Economists: can we trust them?
Chile is the only Latin American country that is a member of the OECD, and not long ago it was still being cited as an example to follow because of its success and economic recovery. It is, however, just the latest victim to date of a neoliberalism whose ravages have now become universal. Chile’s fall is indeed just the latest trophy for the neoliberals who hold the 2007-2008 financial crash in their list of assets, which still affects us to this today courtesy of the negative interest rates and the debilitating austerity imposed on Europe.
Chile had been getting good press though. Thanks to the impulses of the Gods of the neoliberals – the World Bank –,it had actively bestowed upon its labour market such a flexibility that the country’s trade unions –now useless – suffered a fatal dent to their albeit charitable ability to mediate. The country’s good governance was presented as the example to follow for the other countries of Latin America, Eastern Europe and certain countries of Southeast Asia, likewise regarding its system of ‘à la carte’ pensions where everyone would contribute as much as they could, placing their war chest in speculative investments. Implemented by the brother of the current president of Chile, who is also a member of one of the country’s wealthiest families, this Chilean pension scheme now finds itself in total ruins, unable to transfer monthly allocations of more than $300 to the intended beneficiaries, in a country where price indexes are only slightly lower than those in the USA. This is not without having along the way helped to enrich the whole cast of economic actors who have obviously greatly profited from the exorbitant fees levied on the savings of future pensioners.

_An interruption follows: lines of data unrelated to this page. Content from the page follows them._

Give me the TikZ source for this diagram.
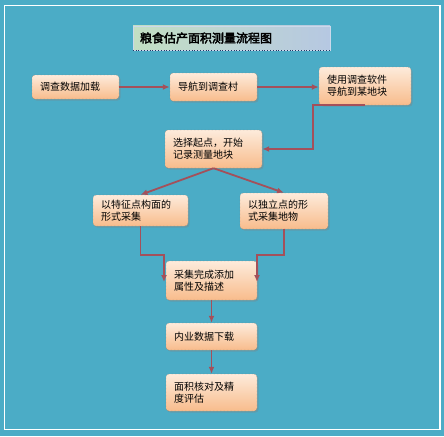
\documentclass[tikz,border=0pt]{standalone}
\usepackage{fontspec}
\setmainfont{Noto Sans CJK SC}[AutoFakeBold=3]
\usetikzlibrary{shadows,arrows.meta}
\definecolor{sea}{HTML}{4BACC6}
\definecolor{peachtop}{HTML}{FDEBDB}
\definecolor{peachbot}{HTML}{F8BC8C}
\definecolor{boxline}{HTML}{8C6E5A}
\definecolor{linkred}{HTML}{A4505A}
\definecolor{titlegreen}{HTML}{C3DFC3}
\definecolor{titleblue}{HTML}{B6C8E2}
\definecolor{titleline}{HTML}{1F3864}
\begin{document}
\begin{tikzpicture}[x=1pt, y=-1pt, flow node/.style={rectangle,rounded corners=3pt,draw=boxline,densely dotted,top color=peachtop,bottom color=peachbot,drop shadow={shadow xshift=1.5pt,shadow yshift=-1.5pt,opacity=.35},align=left,inner xsep=8pt,inner ysep=2pt,font=\fontsize{10}{12}\selectfont},title node/.style={rectangle,draw=titleblue!70!white,left color=titlegreen,right color=titleblue,align=left,inner xsep=7pt,font=\fontsize{12}{14}\selectfont\bfseries},link/.style={-{Latex[length=7pt,width=6pt]},draw=linkred,line width=1.8pt}]%
\fill[sea] (0,0) rectangle (444,436);
\draw[white,line width=1.2pt] (4.5,5.5) rectangle (440,429.5);
\useasboundingbox (0,0) rectangle (444,436);
\begin{scope}
\node[title node,text width=183pt,minimum height=24pt] (t) at (231.5,38) {粮食估产面积测量流程图};
\draw[titleline,dotted,thick] (t.south west) -- (t.south east);
\node[flow node,text width=71pt,minimum height=24pt] (b1) at (75.5,87) {调查数据加载};
\node[flow node,text width=71pt,minimum height=28pt] (b2) at (213.5,87) {导航到调查村};
\node[flow node,text width=76pt,minimum height=38pt] (b3) at (365,86) {使用调查软件\\导航到某地块};
\node[flow node,text width=81pt,minimum height=38pt] (b4) at (213.5,149) {选择起点，开始\\记录测量地块};
\node[flow node,text width=79pt,minimum height=31pt] (b5) at (140.5,210.5) {以特征点构面的\\形式采集};
\node[flow node,text width=72pt,minimum height=36pt] (b6) at (284,211) {以独立点的形\\式采集地物};
\node[flow node,text width=75pt,minimum height=39pt] (b7) at (211.5,280.5) {采集完成添加\\属性及描述};
\node[flow node,text width=75pt,minimum height=27pt] (b8) at (211.5,336.5) {内业数据下载};
\node[flow node,text width=75pt,minimum height=37pt] (b9) at (211.5,392.5) {面积核对及精\\度评估};
\end{scope}
\begin{scope}
\coordinate (c1) at (313,149);
\coordinate (c2) at (164,255);
\coordinate (c3) at (164,282);
\coordinate (c4) at (257,255);
\coordinate (c5) at (257,282);
\draw[link] (b1.east) -- (b1.east -| b2.west);
\draw[link] (b2.east) -- (b2.east -| b3.west);
\draw[link] (b3.south) -| (c1) -- (b4.east);
\draw[link] (b4.south) -- (b5.north);
\draw[link] (b4.south) -- (b6.north);
\draw[link] (b5.south) |- (c2) -- (c3);
\draw[link] (b6.south) |- (c4) -- (c5);
\draw[link] (b7.south) -- (b8.north);
\draw[link] (b8.south) -- (b9.north);
\end{scope}
\end{tikzpicture}
\end{document}
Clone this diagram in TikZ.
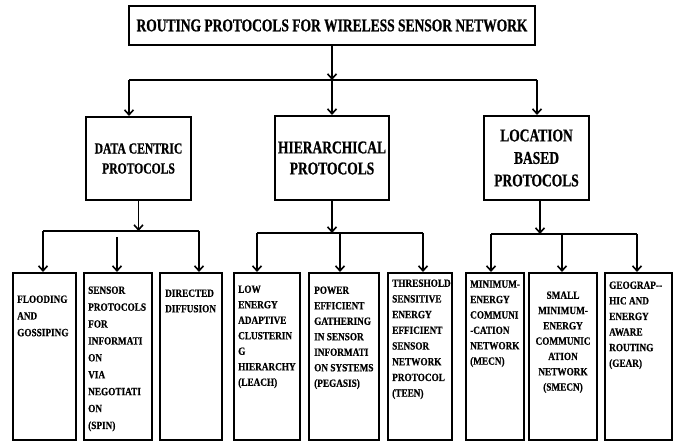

Chile can therefore thank the neoliberal economists because it has now also become the champions of inequality on a continent that is already deeply divided by the shocking disparities in wealth. The poorest 5% in Chile have the same income as the poorest 5% in Mongolia, while the 2% richest in Chile are as rich as the richest 2% in… Germany! This country, where basically everything is privatised, including the water and electricity supply, and where pensions are as unreliable as a casino, is –as a matter of course– the country that houses the most billionaires relative to GDP, and at the same time the country that manages to impose an increase in the cost of underground train tickets, recently causing civil unrest and dozens of deaths by police bullets.
This is where the economists of the orthodoxy have brought us. They have now infiltrated every nook and cranny and are eating away at governments’ functions as regulatory bodies, and singing the praises of deregulation.They are the apostles of enormous tax cuts and the great defenders of unfettered markets that they have appointed as the judges of peace and order. Thanks to them, we are now living in a grand contradiction where our world – much richer than in the 1970s – is also much more vulnerable to financial crashes. A world that isn’t afraid to show off its indefensible wealth inequities, a world where politicians are subjugated by economists and financiers, a world where efficiency has distorted equality. The economy – that is meant to serve the prosperity of the masses – has thus now become an ideology manipulated by ayatollahs.